To create Asgard and further worlds within the Nine Realms with believability, the director and filmmakers felt the best way to help achieve this was to use a combination of real locations and expansive, detailed sets, built largely outside. Creating Asgard was the biggest challenge of all and also involved the largest number of sets. For their initial inspiration Wood and his team looked to the comic books and at all the material they could find on Thor and the environments that writer Kirby had produced. They then took their research wider, as Wood explains, “We also looked at images on the Internet, whether architectural or whether it was atmospheric, anything we could find that we felt could have related to the film. We studied all sorts of different historical and modern architectural influences, whether it was Byzantine, Romanesque, Gothic, Chinese or Islamic architectural forms. We also studied light and atmosphere. We then went to the studio and met everyone and Alan Taylor and got their take on it and from that point we essentially started conceptualizing.” The film shot between October and December 2012 at Shepperton Studios in England, with key locations in London—Greenwich, Wembley, St. Paul’s Cathedral, Borough Market and Hayes—Bourne Wood in Surrey and Stonehenge in Wiltshire, England, and Iceland.

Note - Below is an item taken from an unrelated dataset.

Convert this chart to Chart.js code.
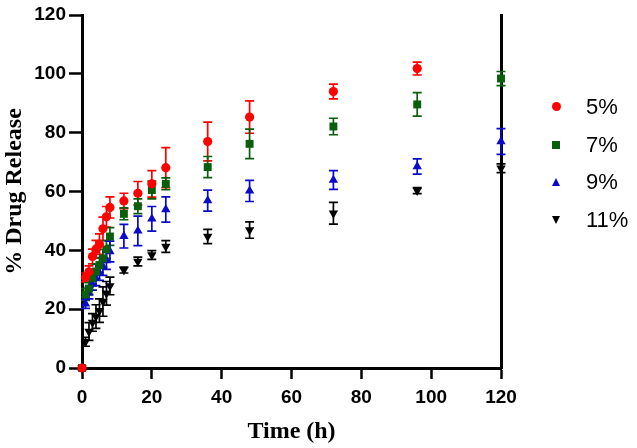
<!DOCTYPE html>
<html>
<head>
<meta charset="utf-8">
<script src="https://cdn.jsdelivr.net/npm/chart.js@4/dist/chart.umd.min.js"></script>
<style>
  body { margin: 0; background: #fff; }
  #wrap { position: relative; width: 637px; height: 448px; }
  #legend { position: absolute; left: 540px; top: 88px; font-family: "Liberation Sans", Arial, sans-serif; font-size: 22px; color: #000; }
  .item { position: relative; height: 37.7px; line-height: 37.7px; padding-left: 46px; }
  .mk { position: absolute; top: 50%; left: 16px; }
  .circle { width: 9px; height: 9px; border-radius: 50%; background: #ff0000; margin: -4.5px 0 0 -4.5px; }
  .square { width: 8px; height: 8px; background: #0b5e0b; margin: -4px 0 0 -4px; }
  .up { width: 0; height: 0; border-left: 4.5px solid transparent; border-right: 4.5px solid transparent; border-bottom: 8px solid #0a0ac8; margin: -4px 0 0 -4.5px; }
  .down { width: 0; height: 0; border-left: 4.5px solid transparent; border-right: 4.5px solid transparent; border-top: 8px solid #000; margin: -4px 0 0 -4.5px; }
</style>
</head>
<body>
<div id="wrap">
  <canvas id="myChart" width="637" height="448"></canvas>
  <div id="legend"></div>
</div>
<script>
// sampling times (h)
var times = [0, 1, 2, 3, 4, 5, 6, 7, 8, 12, 16, 20, 24, 36, 48, 72, 96, 120];

// % drug release, mean values
var rel5  = [0, 30.8, 32.7, 37.9, 40.4, 42.1, 47.3, 51.4, 54.6, 56.8, 59.4, 62.6, 68.1, 77.0, 85.3, 94.0, 101.8, null];
var rel7  = [0, 25.0, 27.0, 30.5, 32.8, 35.0, 37.3, 40.3, 44.7, 52.4, 55.0, 60.5, 62.6, 68.3, 76.2, 82.1, 89.6, 98.4];
var rel9  = [0, 21.8, 25.5, 28.5, 30.5, 32.3, 34.5, 36.5, 39.6, 44.8, 46.6, 50.7, 53.9, 56.9, 60.2, 63.9, 68.5, 77.0];
var rel11 = [0, 8.9, 12.4, 15.5, 17.5, 19.5, 22.6, 25.4, 27.9, 33.3, 36.2, 38.4, 41.3, 44.7, 46.9, 52.6, 60.3, 67.9];

// error (SD)
var err5  = [0, 1.5, 2, 2.5, 3, 3.5, 4, 3.5, 3.6, 2.6, 4, 4.5, 6.8, 6.6, 5.5, 2.5, 2.2, null];
var err7  = [0, 2, 2, 2, 2.5, 2.5, 3, 3, 3, 2, 2.5, 3, 2, 3.6, 5, 2.8, 4, 2.4];
var err9  = [0, 1.5, 2, 2, 2.5, 2.5, 3, 3, 3.5, 4, 5, 4.2, 4.3, 3.6, 3.6, 3.2, 2.6, 4.4];
var err11 = [0, 1.5, 3, 3, 4, 4, 5, 4, 3, 1, 1.5, 1.5, 2, 2.4, 2.8, 3.7, 1, 1.5];

var seriesNames = ['5%', '7%', '9%', '11%'];
var yTicks = [0, 20, 40, 60, 80, 100, 120];

function toPoints(vals){
    var pts = [];
    for (var i = 0; i < times.length; i++){
        if (vals[i] !== null) pts.push({x: times[i], y: vals[i]});
    }
    return pts;
}
function trimErr(vals, errs){
    var out = [];
    for (var i = 0; i < vals.length; i++){
        if (vals[i] !== null) out.push(errs[i]);
    }
    return out;
}

// draws vertical error bars with caps, through the chart's scales
var errorBars = {
    id: 'errorBars',
    beforeDatasetsDraw: function(chart){
        var ctx = chart.ctx;
        var xs = chart.scales.x, ys = chart.scales.y;
        chart.data.datasets.forEach(function(ds, i){
            ctx.save();
            ctx.strokeStyle = ds.borderColor;
            ctx.lineWidth = 1.7;
            ds.data.forEach(function(p, j){
                var e = ds.errors[j];
                if (!e) return;
                var px = xs.getPixelForValue(p.x);
                var top = ys.getPixelForValue(p.y + e);
                var bot = ys.getPixelForValue(p.y - e);
                ctx.beginPath();
                ctx.moveTo(px, top); ctx.lineTo(px, bot);
                ctx.moveTo(px - 4.5, top); ctx.lineTo(px + 4.5, top);
                ctx.moveTo(px - 4.5, bot); ctx.lineTo(px + 4.5, bot);
                ctx.stroke();
            });
            ctx.restore();
        });
    }
};

var colors = ['#ff0000', '#0b5e0b', '#0a0ac8', '#000000'];
var styles = ['circle', 'rect', 'triangle', 'triangle'];
var radii = [4.6, 5.6, 5.4, 5.4];
var rots = [0, 0, 0, 180];
var allVals = [rel5, rel7, rel9, rel11];
var allErrs = [err5, err7, err9, err11];

var datasets = [];
for (var k = 0; k < 4; k++){
    datasets.push({
        label: seriesNames[k],
        data: toPoints(allVals[k]),
        errors: trimErr(allVals[k], allErrs[k]),
        borderColor: colors[k],
        backgroundColor: colors[k],
        pointStyle: styles[k],
        pointRadius: radii[k],
        pointHoverRadius: radii[k],
        pointRotation: rots[k],
        pointBorderWidth: 0,
        showLine: false,
        clip: false
    });
}

var tickFont = {family: '"Liberation Sans", Arial, sans-serif', size: 19, weight: 'bold'};
var titleFont = {family: '"Liberation Serif", "Times New Roman", serif', size: 24, weight: 'bold'};

var myChart = new Chart('myChart', {
    type: 'scatter',
    data: { datasets: datasets },
    plugins: [errorBars],
    options: {
        responsive: false,
        animation: false,
        layout: { padding: { top: 15, right: 134, left: 0, bottom: 0 } },
        plugins: { legend: { display: false }, tooltip: { enabled: false } },
        scales: {
            x: {
                type: 'linear', min: 0, max: 120,
                ticks: { stepSize: 20, color: '#000', font: tickFont, padding: 7 },
                grid: { display: true, drawOnChartArea: false, tickLength: 11, tickWidth: 2.5, tickColor: '#000' },
                border: { color: '#000', width: 3 },
                title: { display: true, text: 'Time (h)', color: '#000', font: titleFont, padding: { top: 6, bottom: 2 } },
                afterFit: function(s){ s.height = 80; }
            },
            y: {
                min: 0, max: 120,
                afterBuildTicks: function(s){ s.ticks = yTicks.map(function(v){ return {value: v}; }); },
                ticks: { color: '#000', font: tickFont, padding: 3 },
                grid: { display: true, drawOnChartArea: false, tickLength: 13, tickWidth: 2.5, tickColor: '#000' },
                border: { color: '#000', width: 3 },
                title: { display: true, text: '% Drug Release', color: '#000', font: titleFont, padding: { top: 0, bottom: 6 } },
                afterFit: function(s){ s.width = 82; }
            },
            y2: {
                position: 'right', min: 0, max: 120,
                ticks: { display: false },
                grid: { display: false },
                border: { color: '#000', width: 3 },
                afterFit: function(s){ s.width = 2; }
            }
        }
    }
});

// legend
var shapes = ['circle', 'square', 'up', 'down'];
var leg = document.getElementById('legend');
for (var k = 0; k < seriesNames.length; k++){
    var item = document.createElement('div');
    item.className = 'item';
    item.innerHTML = '<span class="mk ' + shapes[k] + '"></span>' + seriesNames[k];
    leg.appendChild(item);
}
</script>
</body>
</html>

Marvel Studios’ “Thor: The Dark World” continues the big-screen adventures of Thor, the Mighty Avenger, as he battles to save Earth and all the Nine Realms from a shadowy enemy that predates the universe itself. In the aftermath of Marvel’s “Thor” and “Marvel’s The Avengers,” Thor fights to restore order across the cosmos…but an ancient race led by the vengeful Malekith returns to plunge the universe back into darkness. Faced with an enemy that even Odin and Asgard cannot withstand, Thor must embark on his most perilous and personal journey yet, one that will reunite him with Jane Foster and force him to sacrifice everything to save us all. Starring Chris Hemsworth, Natalie Portman, Tom Hiddleston, Stellan Skarsgård, Idris Elba, Christopher Eccleston, Adewale Akinnuoye-Agbaje, Kat Dennings, Ray Stevenson, Zachary Levi, Tadanobu Asano and Jaimie Alexander with Rene Russo & Anthony Hopkins as Odin, “Thor: The Dark World” is directed by Alan Taylor, produced by Kevin Feige, from a story by Don Payne and screenplay by Christopher Yost and Christopher Markus & Stephen McFeely and is based on Marvel’s classic Super Hero Thor, who first appeared in the comic book “Journey into Mystery” #83 in August, 1962. “Thor: The Dark World” is presented by Marvel Studios. The executive producers are Louis D’Esposito, Alan Fine, Stan Lee, Victoria Alonso, Craig Kyle and Nigel Gostelow. The film releases November 8, 2013, and is distributed by Walt Disney Studios.